The history museum in downtown Greenville has an interesting exhibit about Native American tribes in the South Carolina Upcountry. Admission is $5 adults, $4 seniors, $3 children and students age 4 to 18 and free for children age 3 and under.
“…The Great Buzzard flew all over the world…when he reached the Cherokee country, he was very tired, and his wings began to flap…wherever they struck the earth there was a valley, and when they turned up again there was a mountain.” Cherokee myth
“The males of the Cherokee…are tall, erect, and moderately robust, their limbs well shaped so as generally to form a perefect human figure…”
William Bartram, naturalist, 1791
Drawing of early Cherokee settlements in the Carolinas.

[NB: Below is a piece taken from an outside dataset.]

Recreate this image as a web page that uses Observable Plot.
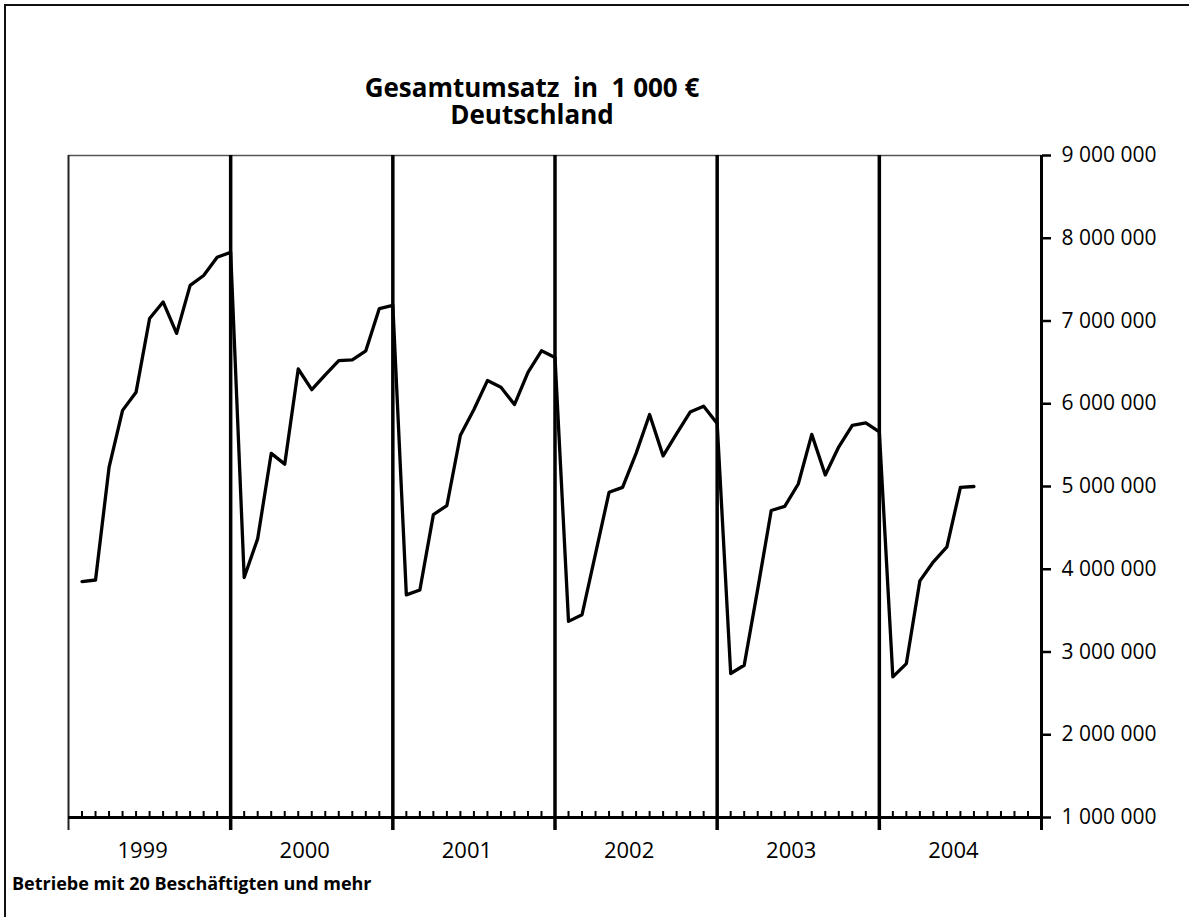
<!DOCTYPE html>
<html>
<head>
<meta charset="utf-8">
<script src="https://cdn.jsdelivr.net/npm/d3@7"></script>
<script src="https://cdn.jsdelivr.net/npm/@observablehq/plot@0.6"></script>
<style>
  body { margin: 0; background: #fff; }
  #wrap { position: relative; width: 1192px; height: 917px; overflow: hidden; font-family: "Open Sans", sans-serif; color: #000; }
  #frame { position: absolute; left: 4px; top: 4px; width: 1183px; height: 940px; border-left: 2px solid #111; border-top: 2px solid #111; }
  #title { position: absolute; left: 0; width: 1064px; top: 74px; text-align: center; font-weight: bold; font-size: 26px; line-height: 27px; white-space: pre; }
  #chart { position: absolute; left: 0; top: 140px; }
  #foot { position: absolute; left: 12px; top: 871px; font-weight: bold; font-size: 18px; line-height: 24px; }
</style>
</head>
<body>
<div id="wrap">
  <div id="frame"></div>
  <div id="title">Gesamtumsatz  in  1 000 €
Deutschland</div>
  <div id="chart"></div>
  <div id="foot">Betriebe mit 20 Beschäftigten und mehr</div>
</div>
<script>
// Gesamtumsatz in 1 000 € (monthly), Betriebe mit 20 Beschäftigten und mehr
const years = [1999, 2000, 2001, 2002, 2003, 2004];
const v1999 = [3850000, 3870000, 5230000, 5920000, 6140000, 7030000, 7230000, 6850000, 7430000, 7550000, 7770000, 7830000];
const v2000 = [3900000, 4370000, 5400000, 5270000, 6420000, 6170000, 6350000, 6520000, 6530000, 6640000, 7150000, 7190000];
const v2001 = [3690000, 3750000, 4660000, 4770000, 5620000, 5930000, 6280000, 6200000, 5990000, 6380000, 6640000, 6560000];
const v2002 = [3370000, 3450000, 4190000, 4930000, 4990000, 5400000, 5870000, 5370000, 5640000, 5900000, 5970000, 5760000];
const v2003 = [2740000, 2840000, 3760000, 4710000, 4760000, 5030000, 5630000, 5140000, 5480000, 5740000, 5770000, 5660000];
const v2004 = [2700000, 2860000, 3860000, 4090000, 4270000, 4990000, 5000000];
const yTicks = [1000000, 2000000, 3000000, 4000000, 5000000, 6000000, 7000000, 8000000, 9000000];

const series = [v1999, v2000, v2001, v2002, v2003, v2004];
const data = series.flatMap((vals, yi) => vals.map((v, mi) => ({ year: years[yi], month: mi + 1, m: yi * 12 + mi, v })));

const nMonths = years.length * 12;
const leftEdge = -1;
const rightEdge = nMonths - 1;
const dividers = years.slice(0, -1).map((_, i) => i * 12 + 11);
const minor = d3.range(0, nMonths - 1).filter(m => !dividers.includes(m));
const yearPos = years.map((y, i) => ({ year: String(y), m: i * 12 + 5 }));
const fmt = d => d3.format(",")(d).replace(/,/g, " ");

const chart = Plot.plot({
  width: 1192,
  height: 730,
  marginLeft: 68,
  marginRight: 151,
  marginTop: 15,
  marginBottom: 53,
  style: { fontFamily: "Open Sans, sans-serif", fontSize: "21px", background: "transparent", overflow: "visible", color: "#000" },
  x: { domain: [leftEdge, rightEdge], axis: null },
  y: { domain: [yTicks[0], yTicks[yTicks.length - 1]], axis: null },
  marks: [
    Plot.ruleY([yTicks[yTicks.length - 1]], { stroke: "#555", strokeWidth: 1.5 }),
    Plot.ruleX([leftEdge], { stroke: "#222", strokeWidth: 2, insetBottom: -13 }),
    Plot.ruleX(minor, { x: d => d, y1: yTicks[0], y2: yTicks[0], insetTop: -6, stroke: "#000", strokeWidth: 2 }),
    Plot.ruleX(dividers, { stroke: "#000", strokeWidth: 3.5, insetBottom: -13 }),
    Plot.ruleX([rightEdge], { stroke: "#000", strokeWidth: 3, insetBottom: -13 }),
    Plot.ruleY([yTicks[0]], { stroke: "#000", strokeWidth: 3 }),
    Plot.axisY({ anchor: "right", label: null, ticks: yTicks, tickSize: 9, tickPadding: 11, tickFormat: fmt, fontSize: 21, strokeWidth: 2.5, stroke: "#000", fill: "#000" }),
    Plot.text(yearPos, { x: "m", y: yTicks[0], text: "year", dy: 33, dx: -7, fontSize: 22, fill: "#000" }),
    Plot.line(data, { x: "m", y: "v", stroke: "#000", strokeWidth: 3.3, strokeLinejoin: "round" })
  ]
});
document.getElementById("chart").appendChild(chart);
</script>
</body>
</html>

Over time the Cherokee settlements turned into towns that were more spread out and more advanced than earlier villages, as illustrated in the Tennessee’s Chota town layout below.
Trade and war
In 1730, seven Cherokee warriors went to London to sign a treaty with the British government. They signed a trade agreement that will eventully build colonial fortunes for Great Britain. European traders obtained deerskins and sometimes slaves from the Cherokees. In the early 1700s, South Carolina exported 54,000 deerskins annually.
Native Americans became dependent on European manufactured goods, such as fabric, farming tools, hardware and weapons. They soon exhausted the deer population.
Mounting debt forced them to sell land in order to satisfy their creditors.
Treaties between the Cherokees and the Charlestown-based government limited European settlement in the Upcountry. South Carolina Governor James Glen secured treaties with Native Americans in 1743 that promoted trade and designated land for European settlement. However, as Piedmont region offered rich soil and clean water for farming, settlers ignored these treaties and moved into Native American land.
In response, the Cherokees attacked the settlements in 1759. The following winter,
at Fort Prince George, the colonial militia killed hostages when Cherokee warriors stormed the fort.
After intese fighting a new treaty was signed creating a new boundary between Cherokee lands and European settlements.
During the American Revolution the Cherokees sighted with the British, hoping they would stop the advancement of the settlements. Patriot militia burned Cherokee towns and crops. On May 20, 1777 at DeWitt’s Corner, Outacite and other Cherokee leaders gave up their lands to the new American government.
The Catawbas settled east along the Catawba and Wateree Rivers. They often fought with the Cherokees over precious Upcountry land. When the Europeans arrived the tribes agreed to a truce in order to participate in trading. Over time Catawba pottery became highly desired by European settlers who used it for cooking.
Once a distinct nation, by the 1730s, the Catawbas became an amalgam of different trives joined together from wars, settler incursion and disease. By 1760, war and smallpox ravaged the Catawbas to just about 500 people.